(Dataset content)

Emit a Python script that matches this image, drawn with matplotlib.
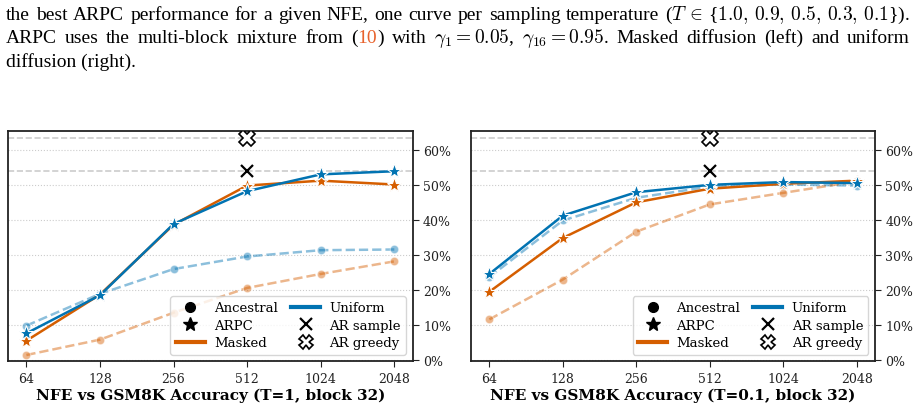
import matplotlib
matplotlib.use('Agg')
import matplotlib.pyplot as plt
from matplotlib.lines import Line2D
from matplotlib.ticker import PercentFormatter

plt.rcParams['font.family'] = 'DejaVu Serif'
plt.rcParams['mathtext.fontset'] = 'cm'

nfe = [64, 128, 256, 512, 1024, 2048]

# T=1 (left)
t1_masked_arpc = [5.4, 18.6, 38.6, 49.8, 51.2, 50.1]
t1_uniform_arpc = [7.5, 18.4, 38.8, 48.2, 53.0, 53.9]
t1_masked_anc = [1.3, 5.7, 13.4, 20.5, 24.5, 28.1]
t1_uniform_anc = [9.7, 18.8, 25.9, 29.5, 31.3, 31.5]

# T=0.1 (right)
t01_masked_arpc = [19.4, 34.8, 45.0, 48.9, 50.3, 51.2]
t01_uniform_arpc = [24.5, 41.2, 47.9, 50.0, 50.8, 50.5]
t01_masked_anc = [11.5, 22.9, 36.6, 44.4, 47.7, 51.0]
t01_uniform_anc = [23.6, 39.8, 46.3, 49.5, 50.1, 49.8]

ar_sample = 54.0
ar_greedy = 63.5
ar_nfe = 512

titles = ['NFE vs GSM8K Accuracy (T=1, block 32)',
          'NFE vs GSM8K Accuracy (T=0.1, block 32)']

BLUE = '#0173b2'
ORANGE = '#d55e00'

caption = [
    [[('the', 'k')], [('best', 'k')], [('ARPC', 'k')], [('performance', 'k')],
     [('for', 'k')], [('a', 'k')], [('given', 'k')], [('NFE,', 'k')], [('one', 'k')],
     [('curve', 'k')], [('per', 'k')], [('sampling', 'k')], [('temperature', 'k')],
     [('($T\\,\\in\\,${$1.0,\\,0.9,\\,0.5,\\,0.3,\\,0.1$}).', 'k')]],
    [[('ARPC', 'k')], [('uses', 'k')], [('the', 'k')], [('multi-block', 'k')],
     [('mixture', 'k')], [('from', 'k')], [('(', 'k'), ('10', '#e8622c'), (')', 'k')],
     [('with', 'k')], [('$\\gamma_1 = 0.05$,', 'k')], [('$\\gamma_{16} = 0.95$.', 'k')],
     [('Masked', 'k')], [('diffusion', 'k')], [('(left)', 'k')], [('and', 'k')],
     [('uniform', 'k')]],
]
caption_last = 'diffusion (right).'


def text_width(fig, renderer, s, **kw):
    t = fig.text(0, 0, s, **kw)
    w = t.get_window_extent(renderer).width
    t.remove()
    return w


def draw_caption(fig):
    W, H = fig.bbox.width, fig.bbox.height
    renderer = fig.canvas.get_renderer()
    kw = dict(fontsize=14, family='Liberation Serif')
    x0, x1 = 6, 910
    baselines = [19.5, 43.0]
    for words, yb in zip(caption, baselines):
        widths = [[text_width(fig, renderer, s, **kw) for s, c in w] for w in words]
        total = sum(sum(ws) for ws in widths)
        gap = (x1 - x0 - total) / (len(words) - 1)
        x = x0
        for w, ws in zip(words, widths):
            for (s, c), sw in zip(w, ws):
                fig.text(x / W, 1 - yb / H, s, color=c, va='baseline', ha='left', **kw)
                x += sw
            x += gap
    fig.text(x0 / W, 1 - 66.5 / H, caption_last, va='baseline', ha='left', **kw)


def plot_panel(ax, masked_arpc, uniform_arpc, masked_anc, uniform_anc, title):
    for y in [ar_sample, ar_greedy]:
        ax.axhline(y, color='#cccccc', ls='--', lw=1.2, zorder=1)
    ax.plot(nfe, uniform_anc, ls='--', color=BLUE, alpha=0.45, lw=1.8,
            marker='o', ms=6, mec='white', mew=0.8, zorder=2)
    ax.plot(nfe, masked_anc, ls='--', color=ORANGE, alpha=0.45, lw=1.8,
            marker='o', ms=6, mec='white', mew=0.8, zorder=2)
    ax.plot(nfe, masked_arpc, ls='-', color=ORANGE, lw=1.8,
            marker='*', ms=11, mec='white', mew=0.8, zorder=3)
    ax.plot(nfe, uniform_arpc, ls='-', color=BLUE, lw=1.8,
            marker='*', ms=11, mec='white', mew=0.8, zorder=3)
    ax.plot([ar_nfe], [ar_sample], ls='none', marker='x', ms=9, mew=1.6,
            color='black', zorder=4)
    ax.plot([ar_nfe], [ar_greedy], ls='none', marker='X', ms=12, mew=1.2,
            mfc='white', mec='black', zorder=4)

    ax.set_xscale('log', base=2)
    ax.set_xlim(64 * 2 ** -0.25, 2048 * 2 ** 0.25)
    ax.set_xticks(nfe)
    ax.set_xticklabels([str(n) for n in nfe])
    ax.minorticks_off()
    ax.set_ylim(-0.5, 65.5)
    ax.set_yticks(range(0, 61, 10))
    ax.yaxis.set_major_formatter(PercentFormatter(100, decimals=0))
    ax.yaxis.tick_right()
    ax.grid(axis='y', ls=':', color='#cccccc', lw=0.8)
    ax.set_axisbelow(True)
    ax.tick_params(labelsize=9, colors='#222222', length=4)
    for sp in ax.spines.values():
        sp.set_linewidth(1.3)
        sp.set_color('#222222')
    ax.set_xlabel(title, fontsize=11, fontweight='bold', labelpad=2)

    handles = [
        Line2D([], [], ls='none', marker='o', color='black', ms=7),
        Line2D([], [], ls='none', marker='*', color='black', ms=10),
        Line2D([], [], color=ORANGE, lw=3),
        Line2D([], [], color=BLUE, lw=3),
        Line2D([], [], ls='none', marker='x', color='black', ms=8, mew=1.6),
        Line2D([], [], ls='none', marker='X', mfc='white', mec='black', ms=10, mew=1.2),
    ]
    labels = ['Ancestral', 'ARPC', 'Masked', 'Uniform', 'AR sample', 'AR greedy']
    ax.legend(handles, labels, ncol=2, loc='lower right', fontsize=9.5,
              handlelength=2.2, columnspacing=1.0, labelspacing=0.35,
              borderpad=0.4, handletextpad=0.7)


fig = plt.figure(figsize=(9.23, 4.10), dpi=100)
ax1 = fig.add_axes([8 / 923, 1 - 362.3 / 410, 404.7 / 923, 230.6 / 410])
ax2 = fig.add_axes([471 / 923, 1 - 362.3 / 410, 404 / 923, 230.6 / 410])

plot_panel(ax1, t1_masked_arpc, t1_uniform_arpc, t1_masked_anc, t1_uniform_anc, titles[0])
plot_panel(ax2, t01_masked_arpc, t01_uniform_arpc, t01_masked_anc, t01_uniform_anc, titles[1])

draw_caption(fig)

fig.savefig('out.png', dpi=100)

(Task brief)
Leave out any pictures and return exactly the lines from the beginning of the data through the line with "ORANGE = '#d55e00'", inclusive.

(Solution for this task)
Emit a Python script that matches this image, drawn with matplotlib.
import matplotlib
matplotlib.use('Agg')
import matplotlib.pyplot as plt
from matplotlib.lines import Line2D
from matplotlib.ticker import PercentFormatter

plt.rcParams['font.family'] = 'DejaVu Serif'
plt.rcParams['mathtext.fontset'] = 'cm'

nfe = [64, 128, 256, 512, 1024, 2048]

# T=1 (left)
t1_masked_arpc = [5.4, 18.6, 38.6, 49.8, 51.2, 50.1]
t1_uniform_arpc = [7.5, 18.4, 38.8, 48.2, 53.0, 53.9]
t1_masked_anc = [1.3, 5.7, 13.4, 20.5, 24.5, 28.1]
t1_uniform_anc = [9.7, 18.8, 25.9, 29.5, 31.3, 31.5]

# T=0.1 (right)
t01_masked_arpc = [19.4, 34.8, 45.0, 48.9, 50.3, 51.2]
t01_uniform_arpc = [24.5, 41.2, 47.9, 50.0, 50.8, 50.5]
t01_masked_anc = [11.5, 22.9, 36.6, 44.4, 47.7, 51.0]
t01_uniform_anc = [23.6, 39.8, 46.3, 49.5, 50.1, 49.8]

ar_sample = 54.0
ar_greedy = 63.5
ar_nfe = 512

titles = ['NFE vs GSM8K Accuracy (T=1, block 32)',
          'NFE vs GSM8K Accuracy (T=0.1, block 32)']

BLUE = '#0173b2'
ORANGE = '#d55e00'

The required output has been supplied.